[Guillermo Callejo. Colaborador de Cinemanet]
Si volvemos la vista atrás sobre las películas más clásicas de Disney, es frecuente que nos invada una sensación de nostalgia. ¡Con cuántos personajes nos identificamos durante aquellos visionados repetidos hasta la extenuación, cuando éramos pequeños! Nos reímos, nos pusimos ansiosos, lloramos, sufrimos y, en fin, experimentamos toda una suma de sentimientos puros difíciles de igualar.
No soy ningún experto en el cine de animación, y sin embargo tengo algunas hipótesis acerca de esa honda atracción que la mayoría de las personas sienten por los dibujos animados. Éstos consiguen, por un lado, desplegar unos efectos visuales suculentos y llenos de colores y dinamismo que nos sorprenden e incluso cautivan. Es una mera ley cinematográfica: cuanto mejor está recreado un escenario, mayor es la empatía potencial del espectador. De igual manera que Avatar o King Kong nos fascinan por su realismo.
Por otro lado, y quizá por encima de cualquier otro motivo, los productos animados poseen la virtud de mostrar de un modo sencillo lo complejo: de desnudar a todo ser humano, de despojarlo de sus apariencias, de mostrarlo tal cual es, con sus equivocaciones, sus ridiculeces, sus contradicciones y sus miserias. Pero también con sus puntos fuertes, con su carisma y con sus dones, que lo convierten, a la postre, en alguien único y digno de estima.
Todo eso, a mi entender, es mérito del guion. Pixar lo ha sabido explotar con creces, componiendo historias nuevas y, cada una a su manera, elogiosas de la familia, la amistad, la sinceridad, la valentía, la dignidad de cada individuo, los sacrificios… cuestiones que a todo niño le cautivan. Y los adultos, muchas veces emponzoñados por los errores, las cobardías y las miserias que le hicieron perder la inocencia y lo lanzaron a la vida adulta, la de las responsabilidades, entrevemos esas verdades. ¿Por qué arrasó Toy Story en las taquillas? ¿O Los increíbles, o Buscando a Nemo, o Monstruos S.A.? Porque en todas ellas aparecen unos personajes y criaturas en los que nos vemos reflejados –los malos o detestables de la narración, por lo general- y otros a los que nos gustaría parecernos –los protagonistas, los héroes-.

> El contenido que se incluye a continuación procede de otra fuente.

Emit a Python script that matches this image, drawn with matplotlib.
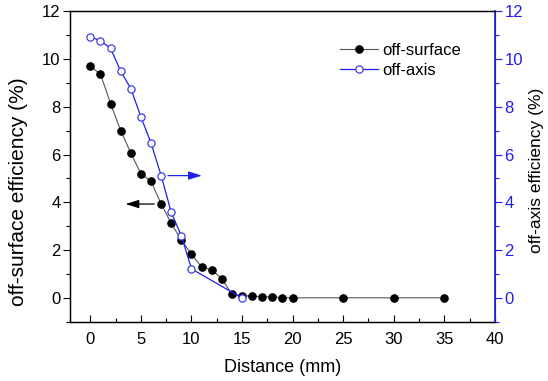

Lo mismo ocurre, claro está, con obras ajenas a la factoría Disney. La princesa Mononoke, Hugo y Arriety y el mundo de los diminutos, sin ir más lejos, nos resultan igual de encantadoras y cercanas. Cine de animación no equivale a cine infantiloide o inmaduro.
A todo niño le gusta saber qué está bien y qué no. Tal vez luego no actúe correctamente, de acuerdo, pero eso no quita que desde un principio reconociera lo apropiado. Como adultos, en cambio, nos cuesta reconocer esas verdades evidentes, hasta el punto de, quizá, avergonzarnos cuando las ignoramos y luego alguien nos las reclama. El buen cine de animación nos ayuda a reconocer esas incoherencias, demostrándonos, una vez más, que el arte, bajo la forma que sea, nos obliga a encontrarnos a nosotros mismos.
Guillermo, muy buen artículo, aunque yo matizaría en un detalle: el mérito de mostrar de manera simple lo complejo no es del guion al 100%, el diseño y el acting colaboran en la comunicación de las ideas, y esa es una de la bazas que emplean películas como las que citas.
Lo dicho, me ha gustado mucho leer tu artículo,.